Where you would sit at the table.

Meals now divided by five

Instead of six, don’t feed an emptiness.

Earlier waves of globalization, the movement of money and goods, were shaped by mediating institutions and protocols. The International Monetary Fund regulates finance. The World Trade Organization regularizes trade. The movement of people — the most intimate form of globalization — is the one with the fewest rules. There is no “World Migration Organization” to monitor the migrants’ fate. A Kurd gaining asylum in Sweden can have his children taught school in their mother tongue, while a Filipino bringing a Bible into Riyadh risks being expelled.

The growth in migration has roiled the West, but demographic logic suggests it will only continue. Aging industrial economies need workers. People in poor countries need jobs. Transportation and communication have made moving easier. And the potential economic gains are at record highs. A Central American laborer who moves to the United States can expect to multiply his earnings about six times after adjusting for the higher cost of living. That is a pay raise about twice as large as the one that propelled the last great wave of immigration a century ago.

With about one Filipino worker in seven abroad at any given time, migration is to the Philippines what cars once were to Detroit: its civil religion. A million Overseas Filipino Workers — O.F.W.’s — left last year, enough to fill six 747s a day. Nearly half the country’s 10-to-12-year-olds say they have thought about whether to go. Television novellas plumb the migrants’ loneliness. Politicians court their votes. Real estate salesmen bury them in condominium brochures. Drive by the Central Bank during the holiday season, and you will find a high-rise graph of the year’s remittances strung up in Christmas lights.

Across the archipelago, stories of rags to riches compete with stories of rags to rags. New malls define the landscape; so do left-behind kids. Gain and loss are so thoroughly joined that the logo of the migrant welfare agency shows the sun doing battle with the rain. Local idiom stresses the uncertainty of the migrant’s lot. An O.F.W. does not say he is off to make his fortune. He says, “I am going to try my luck.”

A kilometer of crimson stretched across the Manila airport, awaiting a planeload of returning workers and the president who would greet them. The V.I.P. lounge hummed with marketing schemes aimed at migrants and their families. Globe Telecom had got its name on the security guards’ vests. A Microsoft rep had flown in from the States with a prototype of an Internet phone. An executive from Philam Insurance noted that overseas workers buy one of every five new policies. Sirens disrupted the finger food, and a motorcade delivered the diminutive head of state, President Gloria Macapagal-Arroyo, who once a year offers rice cakes and red carpet to those she calls “modern heroes.”

America has always been made up of such heroes, who revitalize the tired blood of the natives.

Posted by Orrin Judd at April 28, 2007 7:43 AM

These stories about shifting seats cracks me up.
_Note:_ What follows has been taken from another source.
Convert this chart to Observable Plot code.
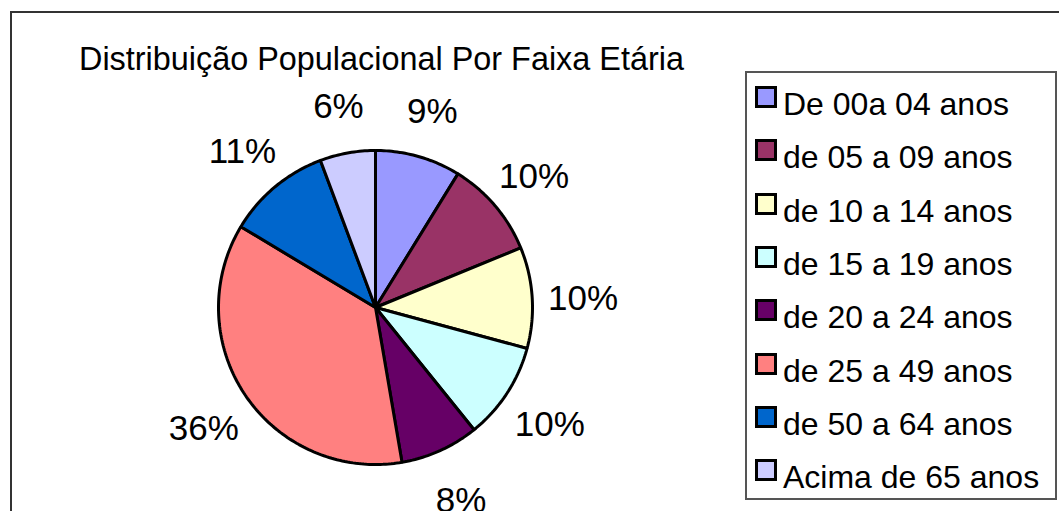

The House should be reapportioned to 4350 seats, not an obscenely small 435.

These members should vote electronically from their districts, and almost never set foot in DC.

This is true representation, and the not the increasingly shabby illusion of representation we supposedly have now.

Interestingly this would amplify the "Center-right" leanings of the nation.

Posted by: Bruno at April 28, 2007 10:55 AM

Bruno - good thoughts.

As for the first article there is the assumption that the new members of Texas, FL, and others will keep the state red and not push it blue. Same goes for when population leaves NE for the South and SouthWest. Only time will tell if this is true or if the new population simply pushes these states to purple or even blue.

Posted by: AWW at April 28, 2007 2:41 PM


Posted by: Sandy P at April 28, 2007 3:56 PM

The turkish immigrants in Germany became social democrats in no time, many even vote green - not because they share the values but because the multiculti left is nice to them and gives them more "benefits". If the 600.000 who have German citizenship had voted the same way as the rest, Gerhard Schroeder would not have had a second term.
Not sure if there is a lesson for America.

Posted by: wf at April 29, 2007 7:42 AM

Of course there's a lesson: the racist Right is not your ally.